Brazil, the masterful innovator
Brazil’s growth crawled to 2.7% in 2011 and a meager 0.9% in 2012 as big buyer China showed signs of a slowdown. It was then that Brazil realized that a growth model based on commodity exports alone would not be sustainable in the long run.
Still, Brazil has been able to leave its stamp on a gamut of industries ranging from aircraft manufacturing to agriculture to deep sea oil exploration. Embraer, the third-largest commercial jet maker in the world, is well noted for its business model as well as its innovative aircraft design. The agricultural research agency, Embrapa, went a step further, importing soybeans from Asia and cattle from India to suit the inhospitable climate in some of Brazil’s farthest regions. Similarly, oil major Petrobras has successfully made use of seismic technology for its underwater explorations, setting the stage for Brazil to emerge as a big oil exporter. Thanks to the rapid evolution of the retail sector, some of Brazil’s consumer brands are now quite well-known outside the country’s borders too. Not to be left behind, Brazil’s automotive sector has developed vehicles capable of running on both petrol and ethanol. Internet usage is on the rise, even as Brazil’s spending on technology and research is going up by about 7% a year.

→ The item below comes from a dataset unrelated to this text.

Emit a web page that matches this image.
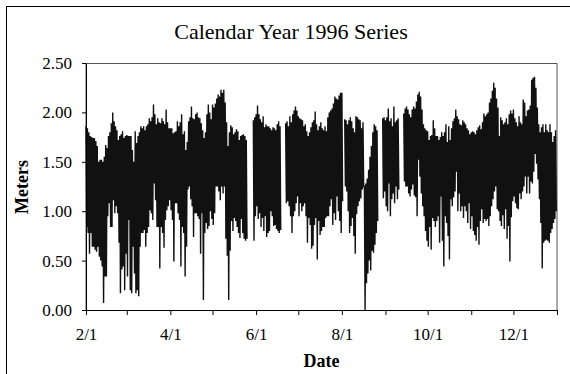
<!DOCTYPE html>
<html>
<head>
<meta charset="utf-8">
<script src="https://cdn.jsdelivr.net/npm/d3@7"></script>
<style>
  body { margin: 0; background: #fff; }
  text { font-family: "Liberation Serif", "Times New Roman", serif; fill: #000; }
</style>
</head>
<body>
<div id="chart"></div>
<script>
// daily envelope of the 1996 water level series (high, then low), null = no data
const startDate = new Date(1996, 1, 1);
const endDate = new Date(1997, 0, 1);

const highs = [
  1.86, 1.84, 1.80, 1.76, 1.75, 1.74, 1.74, 1.71, 1.66, 1.50,
  1.52, 1.52, 1.50, 1.55, 1.67, 1.64, 1.76, 1.80, 1.89, 2.00,
  1.91, 1.86, 1.82, 1.72, 1.76, 1.78, 1.81, 1.74, 1.76, 1.77,
  1.76, 1.76, 1.76, 1.62, 1.50, 1.81, 1.69, 1.76, 1.80, 1.86,
  1.84, 1.86, 1.82, 1.86, 1.88, 1.94, 1.91, 1.95, 2.08, 1.98,
  1.88, 1.94, 1.90, 1.89, 1.94, 1.91, 1.88, 2.03, 1.90, 1.84,
  1.84, 1.84, 1.79, 1.80, 1.81, 1.91, 1.86, 1.90, 1.98, 1.78,
  1.81, 1.62, 1.70, 1.91, 1.95, 2.06, 1.94, 1.93, 1.98, 2.00,
  1.95, 1.94, 1.89, 1.82, 1.74, 1.80, 1.98, 2.08, 2.00, 1.93,
  2.08, 2.05, 2.09, 2.14, 2.18, 2.16, 2.23, 2.20, 2.23, 2.10,
  1.90, 1.66, 1.80, 1.87, 1.85, 1.78, 1.80, 1.83, 1.81, 1.72,
  1.76, 1.77, 1.78, 1.76, 1.72, null, null, null, null, 1.92,
  1.95, 1.98, 2.07, 1.98, 1.93, 1.90, 1.96, 1.85, 1.88, 1.86,
  1.86, 1.84, 1.82, 1.85, 1.84, 1.82, 1.88, 1.91, 1.86, null,
  null, null, 1.89, 1.91, 1.86, 1.96, 1.90, 1.98, 2.02, 2.06,
  2.02, 1.96, 1.94, 1.93, 1.92, 1.86, 1.88, 1.81, 1.76, 1.80,
  1.85, 1.90, 1.92, 2.01, 1.88, 1.82, 1.86, 1.90, 1.84, 1.82,
  1.86, 1.81, 1.95, 2.00, 2.02, 2.04, 2.09, 2.16, 2.14, 2.13,
  2.17, 2.20, 2.20, null, 1.93, 1.92, 1.88, 1.92, 1.95, 1.91,
  1.84, 1.80, 1.96, 1.95, 1.93, 1.92, 1.84, 1.90, 1.25, 1.28,
  1.33, 1.42, 1.55, 1.66, 1.80, 1.88, 1.86, 1.82, null, null,
  null, 1.94, 1.95, 1.92, 1.95, 2.04, 1.91, 1.94, 1.86, 2.06,
  1.90, 1.92, 1.94, null, null, null, 1.99, 2.04, 2.06, 2.03,
  1.98, 1.95, 2.03, 2.06, 2.04, 2.11, 2.18, 2.21, 2.16, 2.03,
  1.88, 1.84, 1.82, 1.81, 1.72, 1.76, 1.77, 1.92, 1.84, 1.76,
  1.76, 1.72, 1.75, 1.80, 1.76, 1.80, 1.88, 1.70, 1.86, 1.72,
  1.84, 1.91, 1.94, 2.03, 1.96, 1.93, 1.88, 1.87, 1.92, 1.90,
  1.88, 1.84, 1.82, 1.78, 1.80, 1.81, 1.80, 1.78, 1.82, 1.85,
  1.87, 1.83, 1.90, 1.99, 1.96, 1.98, 2.00, 2.10, 2.14, 2.22,
  2.30, 2.25, 2.14, 2.05, 1.76, 1.95, 1.92, 1.88, 1.90, 1.94,
  1.88, 1.98, 2.02, 1.99, 2.03, 1.94, 1.90, 1.86, 1.96, 1.90,
  1.88, 2.13, 2.10, 1.96, 2.02, 2.03, 2.07, 2.33, 2.35, 2.36,
  2.25, 2.05, 1.88, 1.80, 1.85, 1.88, 1.80, 1.88, 1.82, 1.80,
  1.88, 1.80, 1.70, 1.76, 1.82
];

const lows = [
  0.84, 0.78, 0.57, 0.78, 0.64, 0.64, 0.61, 0.59, 0.64, 0.54,
  0.50, 0.44, 0.07, 0.34, 0.34, 0.95, 1.08, 0.84, 0.84, 1.11,
  0.98, 1.05, 0.98, 0.68, 0.17, 0.41, 0.44, 0.20, 0.57, 0.34,
  0.91, 0.20, 0.17, 0.64, 0.37, 0.17, 0.20, 0.14, 0.64, 0.78,
  0.78, 0.81, 0.64, 0.78, 0.84, 1.01, 0.98, 0.91, 1.28, 1.11,
  0.84, 0.84, 0.42, 0.84, 0.78, 0.63, 0.91, 1.01, 1.05, 1.11,
  1.01, 0.91, 0.49, 1.08, 1.08, 0.98, 0.91, 0.44, 0.84, 0.78,
  0.34, 0.64, 1.22, 1.25, 1.12, 1.05, 0.74, 0.98, 0.98, 0.95,
  0.92, 0.57, 0.98, 0.10, 0.78, 0.88, 0.82, 0.85, 1.00, 0.92,
  0.86, 0.98, 1.25, 1.25, 1.20, 1.11, 1.25, 1.18, 1.25, 0.72,
  0.55, 0.10, 0.60, 0.90, 0.80, 0.93, 0.90, 0.84, 0.78, 0.73,
  0.92, 0.78, 0.72, 0.70, 0.72, null, null, null, null, 0.70,
  0.95, 1.05, 0.92, 0.98, 0.84, 0.93, 0.80, 0.95, 0.74, 0.78,
  0.80, 1.00, 0.95, 0.85, 0.86, 0.82, 0.80, 0.78, 0.81, null,
  null, null, 1.08, 1.10, 1.05, 0.95, 0.78, 0.95, 1.00, 1.08,
  1.15, 0.95, 1.08, 1.00, 1.05, 1.08, 0.95, 0.68, 0.93, 0.86,
  0.62, 0.65, 0.86, 0.93, 0.51, 0.90, 0.76, 0.80, 0.84, 0.84,
  0.93, 0.95, 0.95, 1.05, 1.12, 0.86, 0.98, 0.91, 1.15, 1.00,
  0.90, 0.78, 1.10, null, 1.25, 1.20, 1.00, 0.78, 0.85, 0.93,
  0.75, 0.57, 0.97, 1.05, 1.10, 1.13, 1.22, 1.25, 0.00, 0.27,
  0.37, 0.50, 0.40, 0.60, 0.58, 0.66, 0.78, 0.90, null, null,
  null, 1.13, 1.20, 1.05, 1.00, 1.28, 0.95, 1.12, 1.18, 1.08,
  1.25, 1.12, 1.22, null, null, null, 1.30, 1.25, 1.25, 1.18,
  1.15, 1.22, 1.27, 1.16, 1.14, 0.95, 1.52, 1.35, 1.18, 1.05,
  0.95, 0.80, 0.70, 0.64, 0.84, 0.61, 0.93, 0.90, 0.84, 0.90,
  0.95, 0.68, 1.15, 0.70, 0.44, 0.95, 0.88, 0.75, 0.51, 1.12,
  1.05, 1.14, 1.20, 1.40, 1.00, 1.18, 1.00, 1.05, 0.93, 1.05,
  1.00, 0.88, 1.08, 0.82, 0.95, 0.80, 0.76, 0.70, 0.84, 0.66,
  0.90, 1.02, 0.88, 0.92, 0.90, 0.92, 0.85, 0.95, 1.05, 1.12,
  1.20, 1.25, 1.02, 1.00, 0.90, 0.85, 0.96, 0.82, 1.02, 0.72,
  0.85, 0.49, 0.94, 1.10, 1.15, 1.08, 1.03, 1.02, 1.18, 1.12,
  1.20, 1.25, 1.35, 1.18, 1.35, 1.18, 1.30, 1.28, 1.40, 1.58,
  1.48, 1.32, 1.12, 0.88, 0.42, 0.68, 0.70, 0.71, 0.70, 0.68,
  0.78, 0.82, 0.88, 0.92, 1.00
];

const yTicks = [0, 0.5, 1.0, 1.5, 2.0, 2.5];

const width = 570;
const height = 374;
const margin = { top: 63, right: 13, bottom: 64, left: 86 };

const svg = d3
  .select("#chart")
  .append("svg")
  .attr("width", width)
  .attr("height", height);

// outer chart border
svg
  .append("rect")
  .attr("x", 6.5)
  .attr("y", 6.5)
  .attr("width", width + 20)
  .attr("height", height + 20)
  .attr("fill", "none")
  .attr("stroke", "#000");

const x = d3
  .scaleTime()
  .domain([startDate, endDate])
  .range([margin.left, width - margin.right]);

const y = d3
  .scaleLinear()
  .domain([0, 2.5])
  .range([height - margin.bottom, margin.top]);

// plot area frame
svg
  .append("rect")
  .attr("x", margin.left)
  .attr("y", margin.top + 0.5)
  .attr("width", width - margin.left - margin.right)
  .attr("height", height - margin.top - margin.bottom)
  .attr("fill", "none")
  .attr("stroke", "#555");

// high at the start of each day, low half a day later
const series = [];
highs.forEach((h, i) => {
  const day = d3.timeDay.offset(startDate, i);
  series.push({ date: day, value: h });
  series.push({ date: d3.timeHour.offset(day, 12), value: lows[i] });
});

const line = d3
  .line()
  .defined((d) => d.value !== null)
  .x((d) => x(d.date))
  .y((d) => y(d.value));

svg
  .append("path")
  .datum(series)
  .attr("fill", "none")
  .attr("stroke", "#111")
  .attr("stroke-width", 1.4)
  .attr("d", line);

const fmt = d3.timeFormat("%-m/%-d");

// x axis: a tick every month, a label every other month
svg
  .append("g")
  .attr("transform", `translate(0,${height - margin.bottom})`)
  .call(
    d3
      .axisBottom(x)
      .ticks(d3.timeMonth.every(1))
      .tickSize(5)
      .tickSizeOuter(0)
      .tickPadding(13)
      .tickFormat((d) => (d.getMonth() % 2 === 1 ? fmt(d) : ""))
  )
  .call((g) => g.selectAll("text").style("font-size", "17px"))
  .call((g) => g.selectAll("line, path").attr("stroke", "#000"));

svg
  .append("g")
  .attr("transform", `translate(${margin.left},0)`)
  .call(
    d3
      .axisLeft(y)
      .tickValues(yTicks)
      .tickSize(4)
      .tickSizeOuter(0)
      .tickPadding(10)
      .tickFormat(d3.format(".2f"))
  )
  .call((g) => g.selectAll("text").style("font-size", "17px"))
  .call((g) => g.selectAll("line, path").attr("stroke", "#000"));

svg
  .append("text")
  .attr("x", 291)
  .attr("y", 39)
  .attr("text-anchor", "middle")
  .style("font-size", "22px")
  .text("Calendar Year 1996 Series");

svg
  .append("text")
  .attr("x", (margin.left + width - margin.right) / 2)
  .attr("y", 367)
  .attr("text-anchor", "middle")
  .style("font-size", "18px")
  .style("font-weight", "bold")
  .text("Date");

svg
  .append("text")
  .attr("transform", "translate(28,187) rotate(-90)")
  .attr("text-anchor", "middle")
  .style("font-size", "18px")
  .style("font-weight", "bold")
  .text("Meters");
</script>
</body>
</html>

Reforms are the need of the hour
Notwithstanding the socio-economic issues which need to be addressed, Brazil still has many things going for it. Huge reserves of commodities, a culture of technological innovation, and a huge middle class with an insatiable appetite for shopping are definitive positives for an emerging economy. However, the key to an economic rebound lies in implementing reforms in business to improve competitiveness and in the political system to root out corruption and eliminate structural hindrances to growth.